Release Date: March 24, 1998 This content is archived.

Print

BUFFALO, N.Y. -- How do we acquire language as children? How do children attach meaning to language?

Melissa Bowerman of the Max Planck Institute for Psycholinguistics in The Netherlands will explore the subject of first-language acquisition during a lecture from 3:30-5 p.m. on April 9 in 121 Cooke Hall on the University at Buffalo North (Amherst) Campus.

The lecture, "Where do children's early word meanings come from?" is sponsored by the UB Center for Cognitive Science and is part of the center's Distinguished Speakers in Cognitive Science Series.

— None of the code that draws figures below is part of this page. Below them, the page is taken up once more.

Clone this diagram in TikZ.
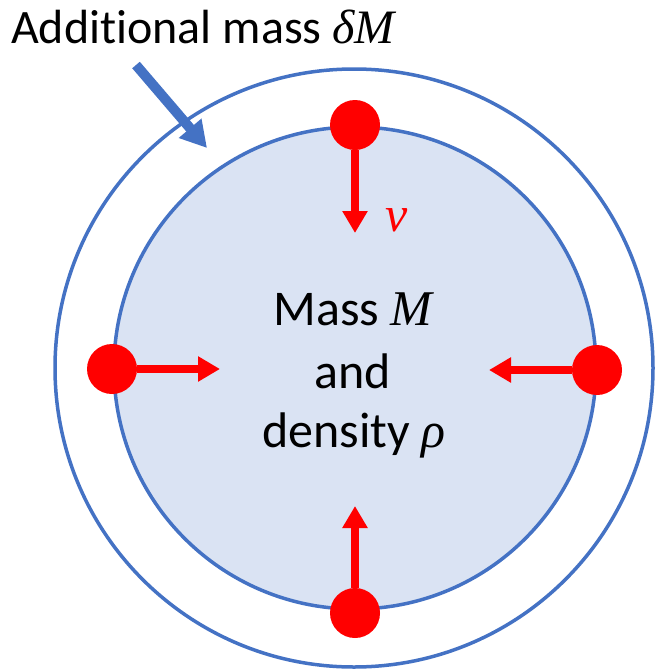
\documentclass[tikz,border=0pt]{standalone}
\usepackage{fontspec}
\setmainfont{Carlito}[Ligatures={NoCommon}]
\newfontfamily\mfont{Liberation Serif}
\usetikzlibrary{arrows.meta}
\definecolor{obl}{HTML}{4472C4}
\definecolor{ofill}{HTML}{DAE3F3}
\newcommand{\mi}[1]{{\mfont\itshape #1}}
\begin{document}
\begin{tikzpicture}[x=1pt,y=-1pt,
  dotnode/.style={circle,fill=red,minimum size=50pt,inner sep=0pt},
  redarrow/.style={draw=red,line width=8pt,-{Triangle[width=24pt,length=22pt]}},
  bluearrow/.style={draw=obl,line width=10pt,-{Triangle[width=28pt,length=26pt]}},
  lbl/.style={font=\fontsize{50}{60}\selectfont,inner sep=0pt,anchor=base}]
\useasboundingbox (0,0) rectangle (654,672);
% circles
\draw[obl,line width=3.5pt] (354,368) circle[radius=299pt];
\draw[obl,line width=3.5pt,fill=ofill] (355,368) circle[radius=241pt];
% dots
\node[dotnode] (dtop) at (355,125) {};
\node[dotnode] (dleft) at (112,369) {};
\node[dotnode] (dright) at (597,370) {};
\node[dotnode] (dbot) at (355,613) {};
% arrow tips
\coordinate (ttop) at (355,233);
\coordinate (tleft) at (220,369);
\coordinate (tright) at (489,370);
\coordinate (tbot) at (355,506);
\draw[redarrow] (dtop) -- (ttop);
\draw[redarrow] (dleft) -- (tleft);
\draw[redarrow] (dright) -- (tright);
\draw[redarrow] (dbot) -- (tbot);
% blue pointer
\coordinate (pstart) at (136,65);
\coordinate (ptip) at (207,148);
\draw[bluearrow] (pstart) -- (ptip);
% texts
\node[lbl,anchor=base west,font=\fontsize{48}{56}\selectfont] (title) at (11,43) {Additional mass \mi{δM}};
\node[lbl,anchor=base west,text=red] (vel) at (385,231) {\mi{v}};
\node[lbl] (l1) at (353,325) {Mass \mi{M}};
\node[lbl] (l2) at (353,388) {and};
\node[lbl] (l3) at (354,447) {density \mi{ρ}};
\end{tikzpicture}
\end{document}
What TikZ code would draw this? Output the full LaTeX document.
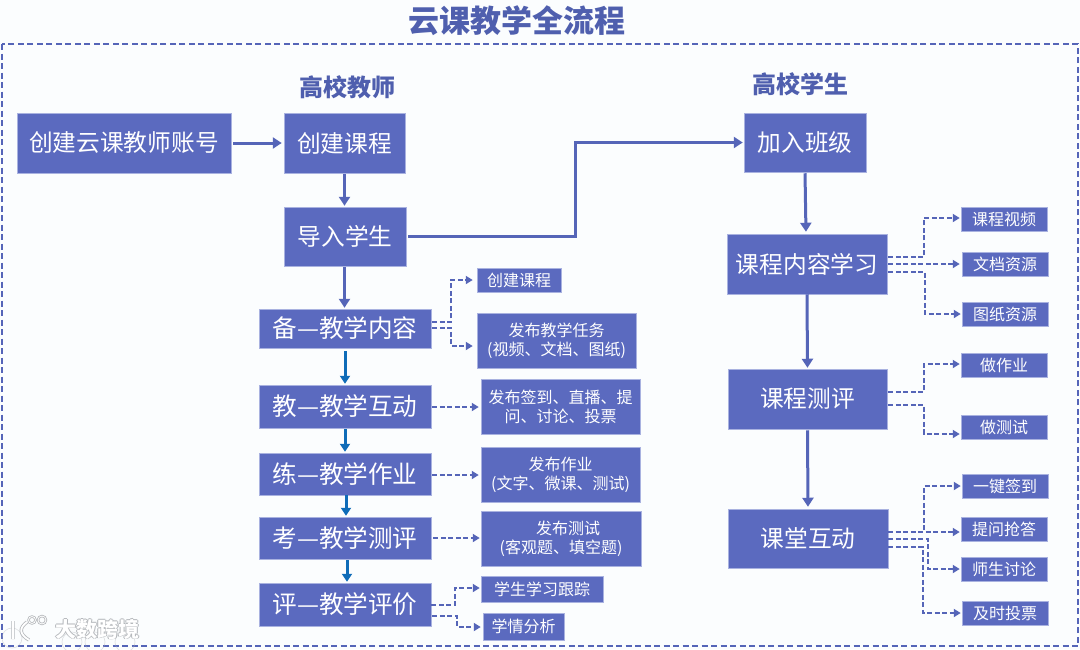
\documentclass[tikz,border=0pt]{standalone}
\usepackage{fontspec}
\setmainfont{Noto Sans CJK SC}
\usetikzlibrary{arrows.meta,calc}
\definecolor{boxc}{HTML}{5B6ABF}
\definecolor{boxe}{HTML}{A9B2E0}
\definecolor{linec}{HTML}{5565B8}
\definecolor{blueline}{HTML}{0F6CB8}
\definecolor{titlec}{HTML}{4F5FAE}
\definecolor{bgc}{HTML}{FBFDFE}
\definecolor{wm}{HTML}{B5B8BC}
\tikzset{
  x=1pt,y=-1pt,
  boxbase/.style={fill=boxc,draw=boxe,line width=0.5pt,text=white,inner sep=0pt,align=center},
  bigbox/.style={boxbase,font=\fontsize{23.7}{28}\selectfont},
  rowbox/.style={boxbase,font=\fontsize{24.6}{28}\selectfont},
  smallbox/.style={boxbase,font=\fontsize{16}{19}\selectfont},
  heading/.style={text=titlec,font=\fontsize{24}{28}\selectfont\bfseries,inner sep=0pt},
  solidarrow/.style={draw=linec,line width=3pt,-{Triangle[length=9pt,width=11pt]}},
  bluearrow/.style={draw=blueline,line width=3pt,-{Triangle[length=8pt,width=10pt]}},
  dasharrow/.style={draw=linec,line width=2pt,dash pattern=on 5pt off 2.5pt,-{Triangle[length=7pt,width=8pt]}},
  wmtext/.style={font=\fontsize{21}{24}\selectfont\bfseries,inner sep=0pt}
}
\newcommand{\bx}[7]{\node[#1,minimum width=#5-#3,minimum height=#6-#4] (#2) at ({(#3+#5)/2},{(#4+#6)/2}) {#7};}
\newcommand{\tl}[1]{\raisebox{-1.5pt}{#1}}
\begin{document}
\begin{tikzpicture}
\useasboundingbox[fill=bgc] (0,0) rectangle (1080,649);
% frame and title
\draw[linec,line width=1.8pt,dash pattern=on 6pt off 3.5pt] (2,44) rectangle (1078,646);
\node[text=titlec,font=\fontsize{31}{36}\selectfont\bfseries,inner sep=0pt] (title) at (516.5,21) {云课教学全流程};
\node[heading] (teacher) at (347,87) {高校教师};
\node[heading] (student) at (800,84) {高校学生};
% left column
\bx{bigbox}{acct}{17}{113}{231}{173}{创建云课教师账号}
\bx{bigbox}{course}{284}{113}{405}{173}{创建课程}
\bx{bigbox}{import}{284}{207}{406}{266}{导入学生}
\bx{rowbox}{bei}{259}{309}{431}{348}{备—教学内容}
\bx{rowbox}{jiao}{259}{385}{431}{428}{教—教学互动}
\bx{rowbox}{lian}{259}{453}{431}{495}{练—教学作业}
\bx{rowbox}{kao}{259}{517}{431}{559}{考—教学测评}
\bx{rowbox}{ping}{259}{583}{431}{626}{评—教学评价}
\bx{smallbox}{s1}{477}{268}{561}{292}{创建课程}
\bx{smallbox}{s2}{477}{313}{636}{368}{\tl{发布教学任务}\\\tl{(视频、文档、图纸)}}
\bx{smallbox}{s3}{481}{379}{640}{434}{\tl{发布签到、直播、提}\\\tl{问、讨论、投票}}
\bx{smallbox}{s4}{481}{447}{640}{502}{\tl{发布作业}\\\tl{(文字、微课、测试)}}
\bx{smallbox}{s5}{481}{511}{641}{566}{\hspace*{14pt}\tl{发布测试}\\\tl{(客观题、填空题)}}
\bx{smallbox}{s6}{481}{576}{603}{602}{学生学习跟踪}
\bx{smallbox}{s7}{483}{613}{564}{640}{学情分析}
% right column
\bx{bigbox}{join}{744}{113}{866}{172}{加入班级}
\bx{bigbox}{learn}{727}{234}{887}{294}{课程内容学习}
\bx{bigbox}{test}{728}{369}{887}{429}{课程测评}
\bx{bigbox}{inter}{728}{509}{888}{568}{课堂互动}
\bx{smallbox}{r1}{961}{207}{1047}{231}{课程视频}
\bx{smallbox}{r2}{962}{252}{1048}{276}{文档资源}
\bx{smallbox}{r3}{962}{302}{1048}{326}{图纸资源}
\bx{smallbox}{r4}{961}{353}{1047}{377}{做作业}
\bx{smallbox}{r5}{961}{415}{1047}{439}{做测试}
\bx{smallbox}{r6}{962}{474}{1048}{498}{一键签到}
\bx{smallbox}{r7}{961}{517}{1047}{541}{提问抢答}
\bx{smallbox}{r8}{961}{557}{1047}{581}{师生讨论}
\bx{smallbox}{r9}{962}{601}{1048}{625}{及时投票}
% solid connectors
\draw[solidarrow,shorten <=2pt,shorten >=2pt] (acct) -- (course);
\draw[solidarrow,shorten <=1pt,shorten >=1pt] (course.south -| 344.5,0) -- (import.north -| 344.5,0);
\draw[solidarrow,shorten <=1pt,shorten >=1pt] (import.south -| 344.5,0) -- (bei.north -| 344.5,0);
\draw[solidarrow,shorten <=2pt,shorten >=1pt] (import.east) -- (import.east -| 575,0) |- (join.west);
\draw[solidarrow,shorten <=1pt,shorten >=2pt] (join.south) -- (learn.north -| 806,0);
\draw[solidarrow,shorten >=1pt] (learn.south) -- (test.north);
\draw[solidarrow,shorten <=1pt,shorten >=2pt] (test.south) -- (inter.north);
% blue connectors
\draw[bluearrow,shorten <=3pt,shorten >=1pt] (bei.south -| 345,0) -- (jiao.north -| 345,0);
\draw[bluearrow,shorten <=1pt,shorten >=1pt] (jiao.south -| 345,0) -- (lian.north -| 345,0);
\draw[bluearrow,shorten >=1pt] (lian.south -| 346,0) -- (kao.north -| 346,0);
\draw[bluearrow,shorten <=1pt,shorten >=1pt] (kao.south -| 347,0) -- (ping.north -| 347,0);
% dashed connectors, teacher side
\draw[dasharrow,shorten <=1pt,shorten >=4pt] (bei.east |- 0,322) -| (451,280) -- (s1.west |- 0,280);
\draw[dasharrow,shorten <=1pt,shorten >=4pt] (bei.east |- 0,328) -| (451,346) -- (s2.west |- 0,346);
\draw[dasharrow,shorten <=1pt,shorten >=2pt] (jiao.east |- 0,407) -- (s3.west |- 0,407);
\draw[dasharrow,shorten <=1pt,shorten >=2pt] (lian.east |- 0,475) -- (s4.west |- 0,475);
\draw[dasharrow,shorten <=2pt,shorten >=1pt] (kao.east |- 0,538) -- (s5.west |- 0,538);
\draw[dasharrow,shorten >=1pt] (ping.east |- 0,605) -| (455,588) -- (s6.west |- 0,588);
\draw[dasharrow,shorten <=1pt,shorten >=2pt] (ping.east |- 0,616) -| (457,627) -- (s7.west |- 0,627);
% dashed connectors, student side
\draw[dasharrow,shorten <=1pt,shorten >=1pt] (learn.east |- 0,257) -| (924,218) -- (r1.west |- 0,218);
\draw[dasharrow,shorten <=1pt,shorten >=2pt] (learn.east |- 0,264) -- (r2.west |- 0,264);
\draw[dasharrow,shorten <=1pt,shorten >=1pt] (learn.east |- 0,272) -| (925,314) -- (r3.west |- 0,314);
\draw[dasharrow,shorten <=1pt,shorten >=1pt] (test.east |- 0,392) -| (924,364) -- (r4.west |- 0,364);
\draw[dasharrow,shorten <=1pt,shorten >=1pt] (test.east |- 0,405) -| (924,434) -- (r5.west |- 0,434);
\draw[dasharrow,shorten >=1pt] (inter.east |- 0,532) -| (924,486) -- (r6.west |- 0,486);
\draw[dasharrow,shorten >=1pt] (inter.east |- 0,532) -- (r7.west |- 0,532);
\draw[dasharrow,shorten >=1pt] (inter.east |- 0,539) -| (928,569) -- (r8.west |- 0,569);
\draw[dasharrow,shorten >=1pt] (inter.east |- 0,547) -| (923,613) -- (r9.west |- 0,613);
% watermark
\draw[wm,opacity=.45,line width=.6pt] (12,638) circle (10) (72,642) circle (10) (95,642) circle (10) (125,642) circle (10);
\foreach \wc/\wd in {wm/3.4,white/1.8}{
  \draw[\wc,line width=\wd pt] (13,621) -- (13,639) (27,622) .. controls (19,628) and (19,634) .. (29,640);
  \draw[\wc,line width=\wd pt-1pt] (32,620) circle (3.5) (42,620) circle (4);
}
\foreach \dx/\dy in {-.8/0,.8/0,0/-.8,0/.8}{
  \node[wmtext,text=wm] at ($(97.5,629)+(\dx,\dy)$) {大数跨境};
}
\node[wmtext,text=white] (wmark) at (97.5,629) {大数跨境};
\end{tikzpicture}
\end{document}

The talk, which will be free and open to the public, is co-sponsored by the departments of Psychology, Linguistics and Communicative Disorders and Sciences; the English Language Institute, and the School of Information and Library Studies, all at UB.

Bowerman has researched and published widely on topics of first-language acquisition, ranging from syntax and morphology to word meaning and phonology.

Recurrent themes in her work include the relationship between conceptual development and language development; the use of cross-linguistic comparisons to disentangle what is universal, and possibly innate, from what is learned; the nature of children's early linguistic rules, and the potential of information about language acquisition to help decide among alternative theoretical approaches to language structure.

Bowerman's recent work focuses on the acquisition of argument structure alternations and on the classification of topological spatial relationships by languages and by language learners.